Everything from the first line of the data below through the line that contains "(gm) at (493.5,227)" should be written out exactly, please, and nothing more; the pictures stay out.

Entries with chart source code
>>

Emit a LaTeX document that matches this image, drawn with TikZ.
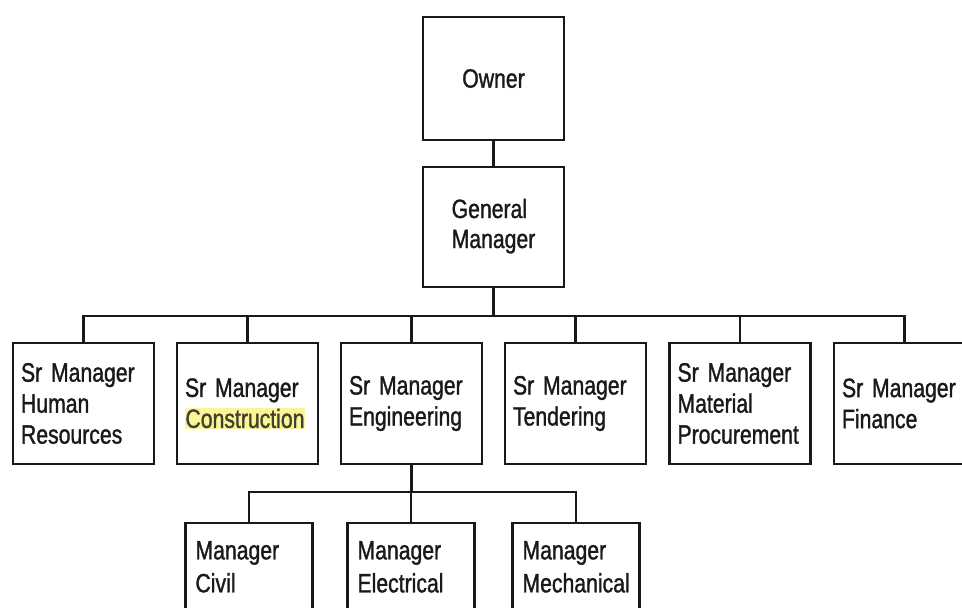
\documentclass[tikz,border=0pt]{standalone}
\usepackage{fontspec}
\setmainfont{Liberation Sans}[FakeStretch=0.8,FakeBold=1.2,WordSpace=0.65]
\definecolor{ink}{gray}{0.1}
\definecolor{hl}{RGB}{250,245,150}
\begin{document}
\begin{tikzpicture}[x=1pt,y=-1pt,
  box/.style={draw=ink,line width=2.2pt,rectangle,text=ink,
    font=\fontsize{26.5}{31}\selectfont,inner sep=0pt},
  topbox/.style={box,minimum width=141pt,minimum height=121pt,align=center},
  midbox/.style={box,minimum width=141pt,minimum height=121pt,text width=125pt,align=left},
  lowbox/.style={box,minimum width=127pt,anchor=north,text width=107pt,align=left,
    inner ysep=18pt,text depth=70pt,font=\fontsize{26.5}{33}\selectfont},
  conn/.style={draw=ink,line width=2.2pt}]
\useasboundingbox (0,0) rectangle (962,608);
\clip (0,0) rectangle (962,608);
\fill[white] (0,0) rectangle (962,608);

\node[topbox,minimum height=123pt] (owner) at (493.5,78.5) {Owner};
\node[topbox,minimum height=120pt,font=\fontsize{26.5}{30}\selectfont] (gm) at (493.5,227) {\begin{tabular}{@{}l@{}}General\\Manager\end{tabular}};

\node[midbox] (hr) at (83.5,403.5) {Sr Manager\\Human\\Resources};
\node[midbox] (con) at (247.5,403.5) {Sr Manager\\{\setlength\fboxsep{0.5pt}\colorbox{hl}{\textcolor{black!70!olive}{Construction}}}};
\node[midbox] (eng) at (411.5,403.5) {Sr Manager\\Engineering};
\node[midbox] (ten) at (575.5,403.5) {Sr Manager\\Tendering};
\node[midbox] (mat) at (740,403.5) {Sr Manager\\Material\\Procurement};
\node[midbox] (fin) at (904.5,403.5) {Sr Manager\\Finance};

\node[lowbox] (civ) at (249,522) {Manager\\Civil};
\node[lowbox] (ele) at (411,522) {Manager\\Electrical};
\node[lowbox] (mec) at (576,522) {Manager\\Mechanical};

\coordinate (bus) at (493.5,316);
\coordinate (bus2) at (411.5,492);

\draw[conn] (owner.south) -- (gm.north);
\draw[conn] (gm.south) -- (bus);
\draw[conn] (hr.north) -- (hr.north |- bus) -- (fin.north |- bus) -- (fin.north);
\foreach \n in {con,eng,ten,mat}
  \draw[conn] (\n.north) -- (\n.north |- bus);
\draw[conn] (eng.south) -- (bus2);
\draw[conn] (civ.north) -- (civ.north |- bus2) -- (mec.north |- bus2) -- (mec.north);
\draw[conn] (ele.north) -- (ele.north |- bus2);
\end{tikzpicture}
\end{document}
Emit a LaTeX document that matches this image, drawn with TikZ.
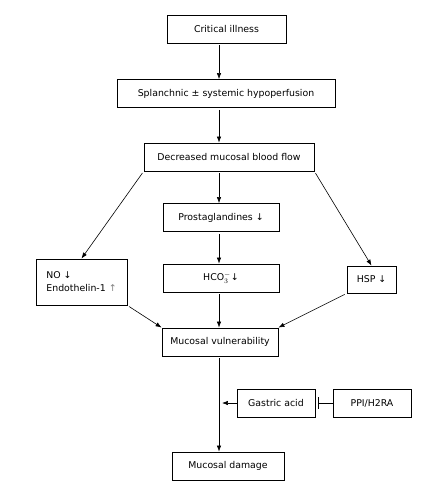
\documentclass[tikz,border=0pt]{standalone}
\usepackage{fontspec}
\setmainfont{DejaVu Sans}
\usetikzlibrary{arrows.meta,calc}
\begin{document}
\begin{tikzpicture}[x=1bp,y=-1bp,
  every node/.style={font=\fontsize{9.4}{11}\selectfont},
  box/.style={draw,line width=0.9pt,inner sep=0pt,minimum height=28bp},
  arr/.style={-{Latex[length=6pt,width=4.5pt]},line width=0.6pt,shorten <=2pt}]
  \useasboundingbox (0,0) rectangle (434,495);
  \coordinate (spine) at (219,0);
  % Main column
  \node[box,minimum width=119bp] (crit) at (226.5,29) {Critical illness};
  \node[box,minimum width=218bp] (splan) at (226,93.5) {Splanchnic ± systemic hypoperfusion};
  \node[box,minimum width=170bp] (decr) at (229,157) {Decreased mucosal blood flow};
  \node[box,minimum width=116bp] (prost) at (221,217.5) {Prostaglandines ↓};
  \node[box,minimum width=116bp] (hco) at (221,278) {HCO$_3^-$↓};
  \node[box,minimum width=116bp] (vuln) at (220,342) {Mucosal vulnerability};
  \node[box,minimum width=112bp] (damage) at (228,466) {Mucosal damage};
  % Side boxes
  \node[box,minimum width=91bp,minimum height=46bp,align=left] (no) at (81.5,282)
    {NO ↓\\[2pt]Endothelin-1 \textcolor{gray}{↑}};
  \node[box,minimum width=49bp,minimum height=27bp] (hsp) at (371.5,279.5) {HSP ↓};
  \node[box,minimum width=78bp] (gastric) at (276,403) {Gastric acid};
  \node[box,minimum width=78bp] (ppi) at (372,403) {PPI/H2RA};
  % Arrows
  \draw[arr] (crit.south -| spine) -- (splan.north -| spine);
  \draw[arr] (splan.south -| spine) -- (decr.north -| spine);
  \draw[arr] (decr.south -| spine) -- (prost.north -| spine);
  \draw[arr] (prost.south -| spine) -- (hco.north -| spine);
  \draw[arr] (hco.south -| spine) -- (vuln.north -| spine);
  \draw[arr] (vuln.south -| spine) -- (damage.north -| spine);
  \draw[arr] (decr.south west) -- (no.north);
  \draw[arr] (decr.south east) -- (hsp.north);
  \draw[arr] (no.south east) -- (vuln.north west);
  \draw[arr] (hsp.south west) -- (vuln.north east);
  \draw[arr,shorten <=0pt] (gastric.west) -- ($(gastric.west -| spine)+(3,0)$);
  % Inhibition
  \draw[-{Bar[width=12pt]},line width=0.6pt] (ppi.west) -- ($(gastric.east)+(3,0)$);
\end{tikzpicture}
\end{document}
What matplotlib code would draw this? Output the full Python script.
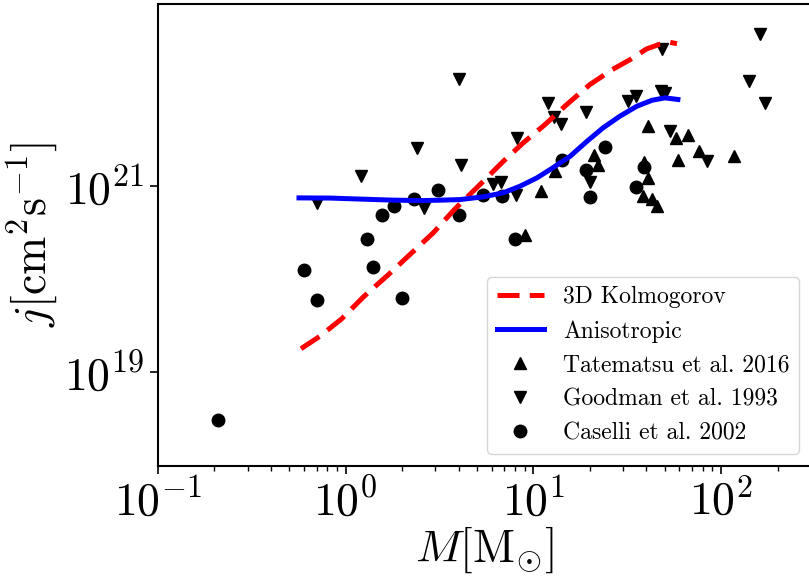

<<

-- Written response --
Emit a LaTeX document that matches this image, drawn with TikZ.
\documentclass[tikz,border=0pt]{standalone}
\usepackage{fontspec}
\setmainfont{Liberation Sans}[FakeStretch=0.8,FakeBold=1.2,WordSpace=0.65]
\definecolor{ink}{gray}{0.1}
\definecolor{hl}{RGB}{250,245,150}
\begin{document}
\begin{tikzpicture}[x=1pt,y=-1pt,
  box/.style={draw=ink,line width=2.2pt,rectangle,text=ink,
    font=\fontsize{26.5}{31}\selectfont,inner sep=0pt},
  topbox/.style={box,minimum width=141pt,minimum height=121pt,align=center},
  midbox/.style={box,minimum width=141pt,minimum height=121pt,text width=125pt,align=left},
  lowbox/.style={box,minimum width=127pt,anchor=north,text width=107pt,align=left,
    inner ysep=18pt,text depth=70pt,font=\fontsize{26.5}{33}\selectfont},
  conn/.style={draw=ink,line width=2.2pt}]
\useasboundingbox (0,0) rectangle (962,608);
\clip (0,0) rectangle (962,608);
\fill[white] (0,0) rectangle (962,608);

\node[topbox,minimum height=123pt] (owner) at (493.5,78.5) {Owner};
\node[topbox,minimum height=120pt,font=\fontsize{26.5}{30}\selectfont] (gm) at (493.5,227) {\begin{tabular}{@{}l@{}}General\\Manager\end{tabular}};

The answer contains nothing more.